July 23, 2006
Strafor : Hizb'Allah's Motivations
From Stratfor:
Hezbollah's strategy will be to tie down the Israelis as long as possible first in the area south of the Litani River and then north in the Bekaa. It can, and will, continue to rocket Haifa from further north. It will inflict casualties and draw the Israelis further north. At a certain point Hezbollah will do what the Taliban and Saddam Hussein did: It will suddenly abandon the conventional fight, going to ground, and then re-emerge as a guerrilla group, inflicting casualties on the Israelis as the Sunnis do on the Americans, wearing them down.The $20,000 question, in my mind, is this: given that each side knows (or thinks it knows) what the other side is planning to do in southern Lebanon, and given that there's no reason to expect that Israel can succeed in disarming Hizb'Allah without another extended occupation and messy guerrila war in Lebanon, what's Israel's game plan? Hizb'Allah knows that the IDF has overwhelming conventional firepower and massive aerial bombardment capability. Hizb'Allah had to expect that these capabilities would be fully utilized. What (if anything) does the IDF have up its sleeve that Hizb'Allah would never expect? What trump cards does Hizb'Allah have to play?Israel's strategy, as we have seen, will be to destroy Hezbollah's infrastructure but not occupy any territory. In other words, invade, smash and leave, carrying out follow-on attacks as needed. Hezbollah's goal will be to create military problems that force Israel to maintain a presence for an extended period of time, so that its follow-on strategy can be made to work. This will be what determines the outcome of the war. Hezbollah will try to keep Israel from disengaging. Israel will try to disengage.

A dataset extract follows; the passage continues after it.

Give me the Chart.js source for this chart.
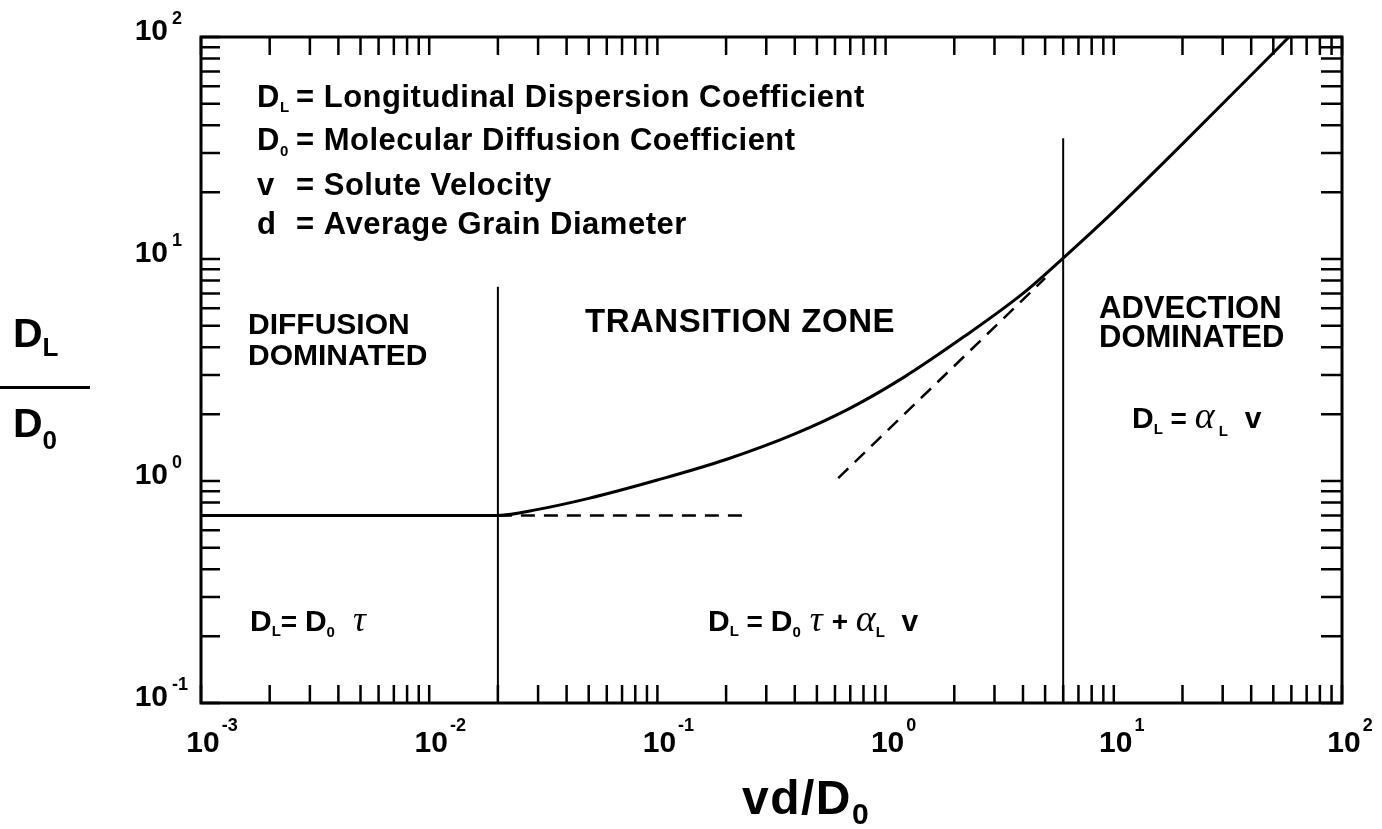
<!DOCTYPE html>
<html>
<head>
<meta charset="utf-8">
<script src="https://cdn.jsdelivr.net/npm/chart.js@4.4.1/dist/chart.umd.min.js"></script>
<style>
html, body { margin: 0; padding: 0; background: #fff; }
#wrap { width: 1382px; height: 829px; }
</style>
</head>
<body>
<div id="wrap"><canvas id="myChart" width="1382" height="829"></canvas></div>
<script>
// values (log-log)
const curveX = [0.001, 0.02, 0.03, 0.05, 0.1, 0.2, 0.4, 0.7, 1.2, 2.2, 4, 6, 10, 20, 58.6]
const curveY = [0.70, 0.70, 0.745, 0.835, 1.01, 1.25, 1.63, 2.13, 2.93, 4.46, 7.0, 10.1, 16.4, 33, 100]

// dashed asymptotes
const diffX = [0.02, 0.24]
const diffY = [0.70, 0.70]
const advX = [0.62, 5.0]
const advY = [1.03, 8.2]

// zone boundaries
const zone1X = [0.02, 0.02]
const zone1Y = [0.1, 7.5]
const zone2X = [6, 6]
const zone2Y = [0.1, 35]

// decade tick labels
const xDecades = [0.001, 0.01, 0.1, 1, 10, 100]
const xExp = ['-3', '-2', '-1', '0', '1', '2']
const yDecades = [0.1, 1, 10, 100]
const yExp = ['-1', '0', '1', '2']

const pts = (xs, ys) => xs.map((x, i) => ({ x: x, y: ys[i] }))
const B = (s) => `bold ${s}px "Liberation Sans", Arial, sans-serif`
const G = (s) => `italic ${s}px "Liberation Serif", "DejaVu Serif", serif`

function rich(ctx, x, y, parts, align) {
    let w = 0
    parts.forEach((p) => { ctx.font = p[1]; w += ctx.measureText(p[0]).width })
    let cx = align === 'center' ? x - w / 2 : (align === 'right' ? x - w : x)
    parts.forEach((p) => {
        ctx.font = p[1]
        ctx.fillText(p[0], cx, y + (p[2] || 0))
        cx += ctx.measureText(p[0]).width
    })
}

const decorations = {
    id: 'decorations',
    afterDraw(chart) {
        const ctx = chart.ctx
        const xs = chart.scales.x
        const ys = chart.scales.y
        const a = chart.chartArea
        ctx.save()
        ctx.fillStyle = '#000'
        ctx.strokeStyle = '#000'
        ctx.textBaseline = 'alphabetic'

        // inward tick marks on all four sides
        ctx.lineWidth = 2.5
        ctx.beginPath()
        xDecades.slice(0, -1).forEach((d) => {
            for (let m = 1; m <= 10; m++) {
                const px = xs.getPixelForValue(d * m)
                ctx.moveTo(px, a.bottom); ctx.lineTo(px, a.bottom - 18)
                ctx.moveTo(px, a.top); ctx.lineTo(px, a.top + 18)
            }
        })
        yDecades.slice(0, -1).forEach((d) => {
            for (let m = 1; m <= 10; m++) {
                const py = ys.getPixelForValue(d * m)
                ctx.moveTo(a.left, py); ctx.lineTo(a.left + 19, py)
                ctx.moveTo(a.right, py); ctx.lineTo(a.right - 21, py)
            }
        })
        ctx.stroke()

        // frame
        ctx.lineWidth = 3
        ctx.strokeRect(a.left, a.top, a.right - a.left, a.bottom - a.top)

        // x tick labels
        xDecades.forEach((d, i) => {
            const px = xs.getPixelForValue(d)
            ctx.font = B(30)
            const w = ctx.measureText('10').width
            ctx.fillText('10', px - w / 2 + 2, 752)
            ctx.font = B(18)
            ctx.fillText(xExp[i], px + w / 2 + 4, 731)
        })
        // y tick labels
        yDecades.forEach((d, i) => {
            const py = ys.getPixelForValue(d)
            ctx.font = B(30)
            const w = ctx.measureText('10').width
            ctx.fillText('10', 168 - w, py + 3)
            ctx.font = B(18)
            ctx.fillText(yExp[i], 172, py - 13)
        })

        // axis titles
        ctx.letterSpacing = '1.5px'
        rich(ctx, 742, 814, [['vd/D', B(48)], ['0', B(30), 10]])
        ctx.letterSpacing = '0px'
        rich(ctx, 13, 347, [['D', B(41)], ['L', B(26), 9]])
        ctx.fillRect(0, 386, 90, 3)
        rich(ctx, 13, 437, [['D', B(41)], ['0', B(26), 12]])

        // definitions
        const defs = [
            [[['D', B(31)], ['L', B(15), 5]], '= Longitudinal Dispersion Coefficient', 107],
            [[['D', B(31)], ['0', B(15), 6]], '= Molecular Diffusion Coefficient', 150],
            [[['v', B(31)]], '= Solute Velocity', 195],
            [[['d', B(31)]], '= Average Grain Diameter', 234]
        ]
        ctx.letterSpacing = '0.5px'
        defs.forEach((r) => {
            rich(ctx, 257, r[2], r[0])
            ctx.font = B(31)
            ctx.fillText(r[1], 296, r[2])
        })

        // zone labels
        ctx.letterSpacing = '0px'
        ctx.font = B(30)
        ctx.fillText('DIFFUSION', 248, 334)
        ctx.fillText('DOMINATED', 248, 365)
        ctx.font = B(33)
        ctx.letterSpacing = '0.5px'
        ctx.fillText('TRANSITION ZONE', 585, 332)
        ctx.letterSpacing = '0px'
        ctx.font = B(31)
        ctx.fillText('ADVECTION', 1099, 318)
        ctx.fillText('DOMINATED', 1099, 347)

        // formulas
        rich(ctx, 250, 631, [['D', B(30)], ['L', B(15), 5], ['= ', B(28)], ['D', B(30)], ['0', B(15), 6], ['  \u03c4', G(36)]])
        rich(ctx, 708, 631, [['D', B(30)], ['L', B(15), 5], [' = ', B(28)], ['D', B(30)], ['0', B(15), 6], [' \u03c4 ', G(36)], ['+ ', B(28)], ['\u03b1', G(38)], ['L', B(15), 6], ['  v', B(30)]])
        rich(ctx, 1132, 428, [['D', B(30)], ['L', B(15), 6], [' = ', B(28)], ['\u03b1', G(38)], [' L', B(15), 8], ['  v', B(30)]])

        ctx.restore()
    }
}

const line = (data, width, dash) => ({
    data: data,
    showLine: true,
    borderColor: '#000',
    backgroundColor: '#000',
    borderWidth: width,
    borderDash: dash || [],
    pointRadius: 0,
    fill: false
})

const curve = line(pts(curveX, curveY), 3)
curve.cubicInterpolationMode = 'monotone'

new Chart(document.getElementById('myChart'), {
    type: 'scatter',
    data: {
        datasets: [
            curve,
            line(pts(diffX, diffY), 2.5, [14, 9]),
            line(pts(advX, advY), 2.5, [14, 9]),
            line(pts(zone1X, zone1Y), 2),
            line(pts(zone2X, zone2Y), 2)
        ]
    },
    options: {
        responsive: false,
        devicePixelRatio: 1,
        animation: false,
        layout: { padding: { left: 201, top: 37, right: 40, bottom: 126 } },
        scales: {
            x: { type: 'logarithmic', min: 0.001, max: 100, display: false },
            y: { type: 'logarithmic', min: 0.1, max: 100, display: false }
        },
        plugins: {
            legend: { display: false },
            tooltip: { enabled: false }
        }
    },
    plugins: [decorations]
})
</script>
</body>
</html>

Hezbollah sees the war in these stages:
1. Rocket attacks to force and Israeli response.
2. An extended period of conventional combat to impose substantial losses on the Israelis, and establish Hezbollah capabilities to both Israel and the Arab and Islamic worlds. This will involve using fairly sophisticated weaponry and will go on as long as Hezbollah can extend it.
3. Hezbollah's abandonment of conventional warfare for a prepared insurgency program.
What Hezbollah wants is political power in Lebanon and among the Palestinians, and freedom for action within the context of Syrian-Iranian relations. This war will cost it dearly, but it has been preparing for this for a generation. Some of the old guard may not have the stomach for this, but it was either this or be pushed aside by the younger bloods. Syria wanted to see this happen. Iran wanted to see this happen. Iran risks nothing. Syria risks little since Israel is terrified of the successor regime to the Assads. So long as Syria limits resupply and does not intervene, Israel must leave Damascus out.
Looked at from Hezbollah's point of view, taking the fight to the Israelis is something that has not happened in quite a while. Hezbollah's hitting of Haifa gives it the position it has sought for a generation. If it can avoid utter calamity, it will have won -- if not by defeating Israel, then by putting itself first among the anti-Israeli forces. What Hezbollah wants in Israel is much less clear and important than what it opposes. It opposes Israel and is the most effective force fighting it.
Are both sides just going in for an extended guerilla slugfest? If so, Israel would seem to be at a distinct disadvantage, given the realities of the modern media and the ample historical evidence that democracies have a weak stomach for the messy brutality of extended guerilla warfare.
Ehud Olmert and the other Israeli leaders surrounding him are both military people and experienced politicians. I think we can presume they know all of the above and have factored all of it into Israel's strategy. It seems to me that they must have some reason to think this game, though played in Hizb'Allah's playground, can be played according to Israel's game plan rather than Hizb'Allah's. They must have reason to think that they know things that Hizb'Allah doesn't. We can only conjecture as to what those "things" might be. Hizb'Allah operatives had to know they were being watched as they prepared for this war, but I'll wager they were being watched more closely than they realized. My guess is that Israel knows quite a bit more about the logistical details of Hizb'Allah's operations in Lebanon than Hizb'Allah ever imagined, and that the IDF is currently using that information to defang Hizb'Allah somewhat more effectively than Hizb'Allah had planned for.